Revolting From the Norm - Breaking Barriers and Challenging Mainstream Media

What comes to mind when you hear the word REVOLT? Is it Rebellion? Or an attempt to overthrow authority? While that may be somewhat true, two Wilfrid Laurier University students are trying to break societal norms and create a platform where everyone is welcome.

Second year student Lily Perez said the idea for Revolt came about in a rather interesting way while she was in her first year at WLU.


“I had recently been let go from another club around campus that revolved around fashion where I was told my graphic design skills did not live up their standards. This was a really confusing time for me and definitely took a toll on my self-esteem. However, I had faith in myself and in my own skills and decided that instead of wasting time being sad over a lost opportunity, I should just make a new opportunity for myself.

Perez said that during her first semester she worked fiercely on creating the concepts and designs for what would eventually become REVOLT Magazine. Together with her friend and partner in crime, Wurdah Syed, also a second year student, they intend to start a revolution not only on their campus but also on campuses everywhere.

“Revolt in itself is a pretty abstract concept. There is no way to easily define Revolt, however, if I had to sum it up in one sentence I would say it is all about “revolting from the norm," said magazine founder Perez. “Growing up, my style was never advertised in mainstream media and I would have to turn to more alternative outlets to see people sporting the same items as me. Revolt caters towards the “weirdos” of the world; all of the people who couldn’t relate to the mainstream magazines of their time like Vogue or Harper’s Bazaar. We also love to promote alternative culture and all things revolving hypebeast culture.”

Wurdah Syed, who is the co-founder says that their goal is to reach a bigger audience than just Laurier, “we want individuals from different campuses to feel the passion we both have for the magazine. If we can have even a few people inspired and uplifted, while showcasing and supporting talent...then we’re meeting our goal.”

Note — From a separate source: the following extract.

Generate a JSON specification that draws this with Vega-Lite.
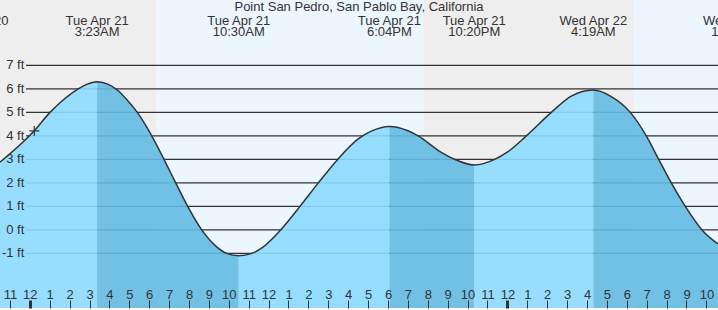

The two said their team is full of creative collectives with a common goal: to create. At the end of the day, their goal is to push out content that the general public is too scared to discuss and produce. They hope that they can inspire anyone and everyone who reads the magazine. Revolt tries to discuss taboo topics that not only please the majority but more importantly resonate with the minority.

“We want everyone to feel represented at University because we both know how hard that transition of wanting to fit in and make genuine friends can be…We want to inspire everyone in some way or another through our magazine - even if it’s from an article they resonate with.”

Eventually, they want all university campuses, including Carleton, to adapt to this model and create a safe media outlet for those who might not necessarily 'fit in'.